### Objective:
Leave out the pictures, and retype only the lines from the beginning of the material through the line that contains "import numpy as np", including both.

### Records for processing:
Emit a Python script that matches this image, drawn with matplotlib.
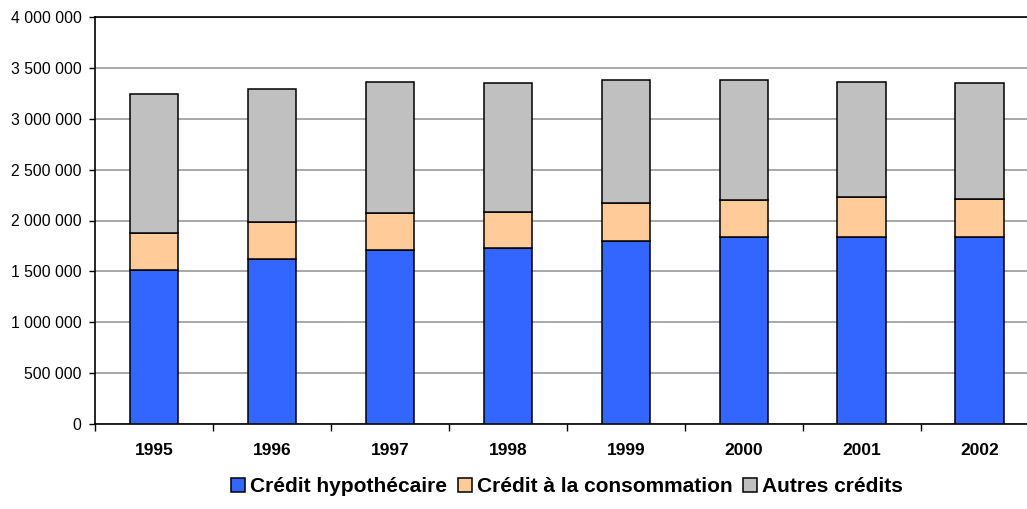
import matplotlib
matplotlib.use('Agg')
import matplotlib.pyplot as plt
from matplotlib.ticker import FuncFormatter, FixedLocator
import numpy as np

# Data
years = ["1995", "1996", "1997", "1998", "1999", "2000", "2001", "2002"]
credit_hypo = [1513000, 1621000, 1707000, 1732000, 1798000, 1835000, 1841000, 1835000]
credit_conso = [361000, 364000, 367000, 355000, 374000, 370000, 393000, 380000]
autres_credits = [1368000, 1306000, 1289000, 1263000, 1211000, 1175000, 1129000, 1142000]

plt.rcParams['font.family'] = ['Liberation Sans', 'DejaVu Sans']

fig = plt.figure(figsize=(10.27, 5.09), dpi=100)
# right edge of the plot area sits just past the picture edge, as in the reference
ax = fig.add_axes([95.3 / 1027, 85.3 / 509, 943.2 / 1027, 406.4 / 509])

x = np.arange(len(years))
width = 0.41
edge = dict(edgecolor='black', linewidth=1.1)

bottom2 = np.array(credit_hypo)
bottom3 = bottom2 + np.array(credit_conso)
ax.bar(x, credit_hypo, width, color='#3366FF', label='Crédit hypothécaire', zorder=3, **edge)
ax.bar(x, credit_conso, width, bottom=bottom2, color='#FFCC99', label='Crédit à la consommation', zorder=3, **edge)
ax.bar(x, autres_credits, width, bottom=bottom3, color='#C0C0C0', label='Autres crédits', zorder=3, **edge)

ax.set_xlim(-0.5, len(years) - 0.5)
ax.set_ylim(0, 4000000)
ax.set_yticks(np.arange(0, 4000001, 500000))
ax.yaxis.set_major_formatter(FuncFormatter(lambda v, p: '{:,.0f}'.format(v).replace(',', ' ')))
ax.yaxis.grid(True, color='#999999', linewidth=1.2, zorder=0)
ax.tick_params(axis='y', length=4, width=1, pad=6, labelsize=11.3)

# category boundaries get the ticks, labels sit on the centres
ax.xaxis.set_major_locator(FixedLocator(np.arange(-0.5, len(years), 1.0)))
ax.xaxis.set_minor_locator(FixedLocator(x))
ax.set_xticklabels([])
ax.set_xticklabels(years, minor=True, fontweight='bold', fontsize=12.5)
ax.tick_params(axis='x', which='major', length=5, width=1)
ax.tick_params(axis='x', which='minor', length=0, pad=14)

for s in ax.spines.values():
    s.set_color('black')
    s.set_linewidth(1.2)

leg = fig.legend(loc='center', bbox_to_anchor=(567 / 1027, 1 - 487 / 509), ncol=3, frameon=False,
                 prop={'weight': 'bold', 'size': 15}, handlelength=0.68, handleheight=0.68,
                 handletextpad=0.25, columnspacing=0.5, borderaxespad=0)

fig.savefig('out.png', dpi=100)
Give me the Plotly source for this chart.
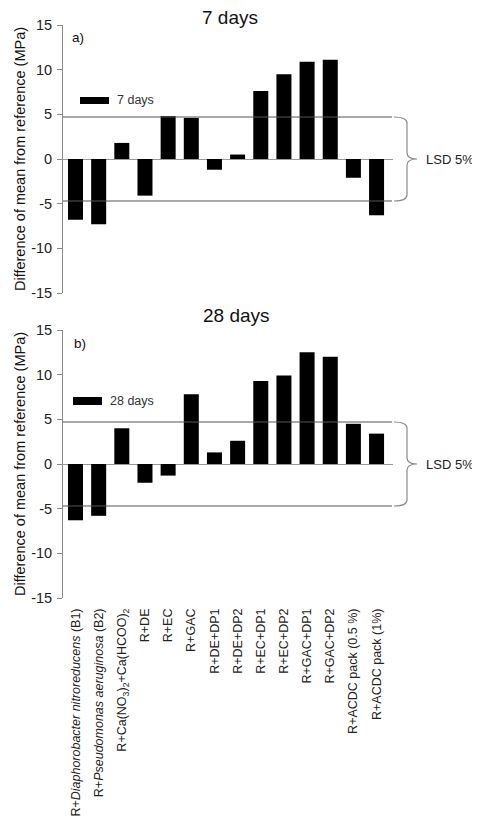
import plotly.graph_objects as go

categories = [
    "R+<i>Diaphorobacter nitroreducens</i> (B1)",
    "R+<i>Pseudomonas aeruginosa</i> (B2)",
    "R+Ca(NO<sub>3</sub>)<sub>2</sub>+Ca(HCOO)<sub>2</sub>",
    "R+DE", "R+EC", "R+GAC",
    "R+DE+DP1", "R+DE+DP2", "R+EC+DP1", "R+EC+DP2",
    "R+GAC+DP1", "R+GAC+DP2",
    "R+ACDC pack (0.5 %)", "R+ACDC pack (1%)",
]
days7 = [-6.8, -7.3, 1.8, -4.1, 4.8, 4.6, -1.2, 0.5, 7.6, 9.5, 10.9, 11.1, -2.1, -6.3]
days28 = [-6.3, -5.8, 4.0, -2.1, -1.3, 7.8, 1.3, 2.6, 9.3, 9.9, 12.5, 12.0, 4.5, 3.4]
lsd7 = 4.7
lsd28 = 4.7
y_ticks = [-15, -10, -5, 0, 5, 10, 15]
y_tick_labels = ["-15", "-10", "-5", "0", "5", "10", "15"]

FONT = "Arial, Liberation Sans, sans-serif"
# page body has an 8px margin, so the figure is drawn 8px in from the top-left
OFF = 8
W, H = 480 - OFF, 825 - 2 * OFF
PL, PR, PT, PB = 63, 393, 25, 598  # plot area in page pixels
L = PL - OFF
T = PT - OFF
R = W - (PR - OFF)
B = H - (PB - OFF)
PW = PR - PL
PH = PB - PT

def px_x(px):
    return (px - PL) / PW

def px_y(py):
    return (PB - py) / PH

top_dom = [px_y(293), 1.0]
bot_dom = [0.0, px_y(330)]

fig = go.Figure()
fig.add_trace(go.Bar(x=categories, y=days7, name="7 days", marker=dict(color="black", line=dict(width=0)),
                     xaxis="x", yaxis="y", showlegend=False))
fig.add_trace(go.Bar(x=categories, y=days28, name="28 days", marker=dict(color="black", line=dict(width=0)),
                     xaxis="x2", yaxis="y2", showlegend=False))

xr = [-0.54, 13.71]
yaxis_common = dict(
    range=[-15, 15], tickvals=y_ticks, ticktext=y_tick_labels, showgrid=False,
    showline=True, linecolor="#8a8a8a", linewidth=1,
    ticks="outside", ticklen=5, tickcolor="#8a8a8a", ticklabelstandoff=2,
    zeroline=True, zerolinecolor="#9a9a9a", zerolinewidth=1,
    tickfont=dict(size=14.5, color="#222", family=FONT),
    title=dict(text="Difference of mean from reference (MPa)", font=dict(size=14.5, color="#111", family=FONT), standoff=2),
)

fig.update_layout(
    width=W, height=H,
    margin=dict(l=L, r=R, t=T, b=B, autoexpand=False),
    paper_bgcolor="white", plot_bgcolor="white",
    bargap=0.352,
    font=dict(family=FONT, color="#222"),
    xaxis=dict(domain=[0, 1], anchor="y", range=xr, showticklabels=False, showline=False,
               ticks="", showgrid=False, zeroline=False),
    xaxis2=dict(domain=[0, 1], anchor="y2", range=xr, showline=False, ticks="", showgrid=False,
                zeroline=False, tickangle=-90, ticklabelstandoff=7,
                tickfont=dict(size=12.5, color="#222", family=FONT)),
    yaxis=dict(domain=top_dom, anchor="x", **yaxis_common),
    yaxis2=dict(domain=bot_dom, anchor="x2", **yaxis_common),
)

shapes = []
annotations = []
for yref, lsd in (("y", lsd7), ("y2", lsd28)):
    for v in (lsd, -lsd):
        shapes.append(dict(type="line", xref="paper", yref=yref, x0=0, x1=px_x(392), y0=v, y1=v,
                           line=dict(color="#555", width=1)))
    r = 0.7
    xa, xb, xc = px_x(394), px_x(407), px_x(417)
    path = (f"M {xa},{lsd} Q {xb},{lsd} {xb},{lsd - r} L {xb},{r} Q {xb},0 {xc},0 "
            f"Q {xb},0 {xb},{-r} L {xb},{-lsd + r} Q {xb},{-lsd} {xa},{-lsd}")
    shapes.append(dict(type="path", xref="paper", yref=yref, path=path,
                       line=dict(color="#8a8a8a", width=1.2)))
    annotations.append(dict(text="LSD 5%", xref="paper", yref=yref, x=px_x(424), y=0,
                            xanchor="left", yanchor="middle", showarrow=False,
                            font=dict(size=13, color="#222", family=FONT)))

# legend swatches
shapes.append(dict(type="rect", xref="paper", yref="paper", x0=px_x(80), x1=px_x(109),
                   y0=px_y(104), y1=px_y(97), fillcolor="black", line=dict(width=0)))
shapes.append(dict(type="rect", xref="paper", yref="paper", x0=px_x(73), x1=px_x(102),
                   y0=px_y(405), y1=px_y(397), fillcolor="black", line=dict(width=0)))
annotations += [
    dict(text="7 days", xref="paper", yref="paper", x=px_x(115), y=px_y(100.5), xanchor="left",
         yanchor="middle", showarrow=False, font=dict(size=12.5, color="#333", family=FONT)),
    dict(text="28 days", xref="paper", yref="paper", x=px_x(108), y=px_y(401), xanchor="left",
         yanchor="middle", showarrow=False, font=dict(size=12.5, color="#333", family=FONT)),
    dict(text="a)", xref="paper", yref="paper", x=px_x(70), y=px_y(37), xanchor="left",
         yanchor="middle", showarrow=False, font=dict(size=13.5, color="#111", family=FONT)),
    dict(text="b)", xref="paper", yref="paper", x=px_x(72), y=px_y(343), xanchor="left",
         yanchor="middle", showarrow=False, font=dict(size=13.5, color="#111", family=FONT)),
    dict(text="7 days", xref="paper", yref="paper", x=px_x(230), y=px_y(17.5), xanchor="center",
         yanchor="middle", showarrow=False, font=dict(size=19, color="#111", family=FONT)),
    dict(text="28 days", xref="paper", yref="paper", x=px_x(236), y=px_y(315), xanchor="center",
         yanchor="middle", showarrow=False, font=dict(size=19, color="#111", family=FONT)),
]
fig.update_layout(shapes=shapes, annotations=annotations)

fig.write_html("out.html")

### The response:
Emit a Python script that matches this image, drawn with matplotlib.
import matplotlib
matplotlib.use('Agg')
import matplotlib.pyplot as plt
from matplotlib.ticker import FuncFormatter, FixedLocator
import numpy as np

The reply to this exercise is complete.